Because the battery voltage is not much more than voltage needed by the electronics on Snekboard (3.3 V), a simple linear regular is sufficient. This converts the excess voltage into heat, but as long as the current draw isn’t too high, it’s not a bad solution. The benefit to a linear regulator is that they’re small, reliable and put out clean power, even in the face of large changes in current draw.
Snekboard uses a ST LD29150 regulator, which can supply up to 1.5 A of current. This is far more than the components on the Snekboard need, which means Snekboard can supply lots of current to devices connected to the GPIO header.
Generating 9 V is a lot harder, and we need lots of it to drive four LEGO motors. Snekboard includes a Diodes Inc PAM2422 step-up DC-DC converter. This part is rated at 4.5 A and the circuit includes two 470 µF capacitors, a 10 nH inductor and a high current schottky diode.
When a DC motor is first turned on, it draws a large amount of current to get it turning. When the 9V power supply is asked to suddenly change how much current it’s producing, it places a huge demand on the battery. The battery voltage will drop, and if the current demand is high enough, it may drop below the voltage required to keep the processor running.
I tried solving this with software; ramping the power sent to the motors slowly enough to avoid sudden spikes in power usage. However, getting that working reliably proved difficult as it depended on what kind of motor was attached as well as how much load that motor was under.
Borrowing an idea from another project I’ve been involved in (Altus Metrum’s rocketry avionics), I decided to add a circuit that would monitor the battery voltage. When it drops too low, the 9 V power supply is disabled, reducing the load on the battery. As the battery recovers, the 9 V power supply is re-enabled, and that is configured to slowly increase the voltage to the motors.
You can see that in the circuit below, U13 is a comparator which reduces the battery voltage by 0.88 using a resistor divider and compares that against the output of the 3.3 V regulator. The output of that comparator is connected to the DC-DC converter Enable pin.
In normal usage, you can’t tell that this circuit is limiting how fast motors are turning on. The only way I was able to validate its operation was to connect everything up to an oscilloscope and watch the battery voltage, enable line and motor voltage all at the same time.
The final feature we’ll discuss is how Snekboard is able to run off either the built-in lithium polymer battery or directly from USB.

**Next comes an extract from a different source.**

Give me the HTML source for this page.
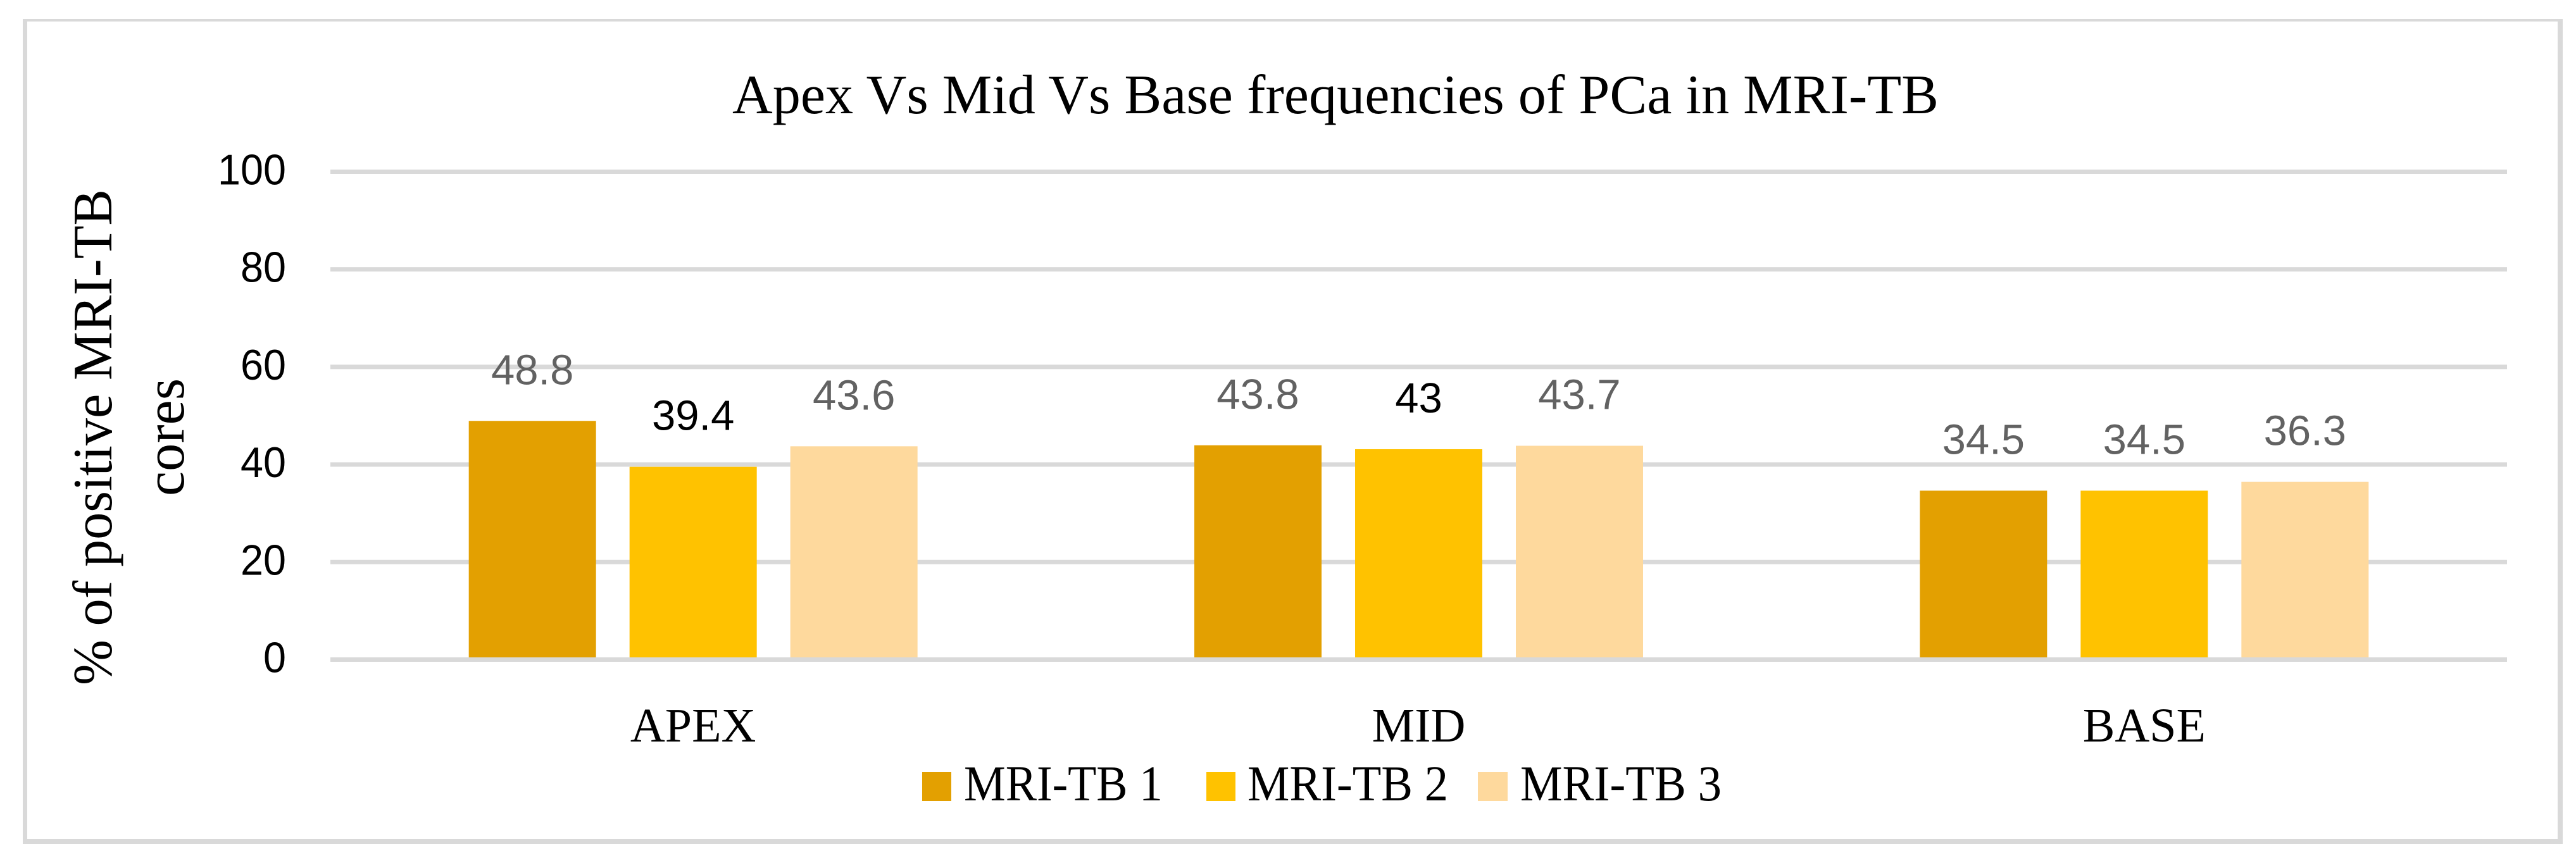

In other designs I’ve worked on, the devices were designed to operate only from the battery, and the battery was expected to always be present. In this mode, power from USB only needs to go into the battery charge circuit. For Snekboard, I wanted it to operate without a battery, and I wanted to be able to draw lots of current from the external power supply. And that meant automatically switching between battery power and external power, depending on which was available.
I tried using two diodes, but the reverse current through the idle diode was enough to feed back from the battery to the input of the battery charger. That caused the battery charge indicators to light up, drawing power even when the device was unplugged and turned off.
So I went and found a fancy TI TPS2121 automatic power selector device. This has the additional advantage of lower voltage drop than the diodes, plus another current limiter, which is a nice backup safety plan.
Building the Snekboard power supply was a fun challenge; providing lots of current for 9V motors while keeping the processor running took several iterations. The final design is robust enough to allow users to change motor speed and direction without any concerns about how that might affect the operation of the board.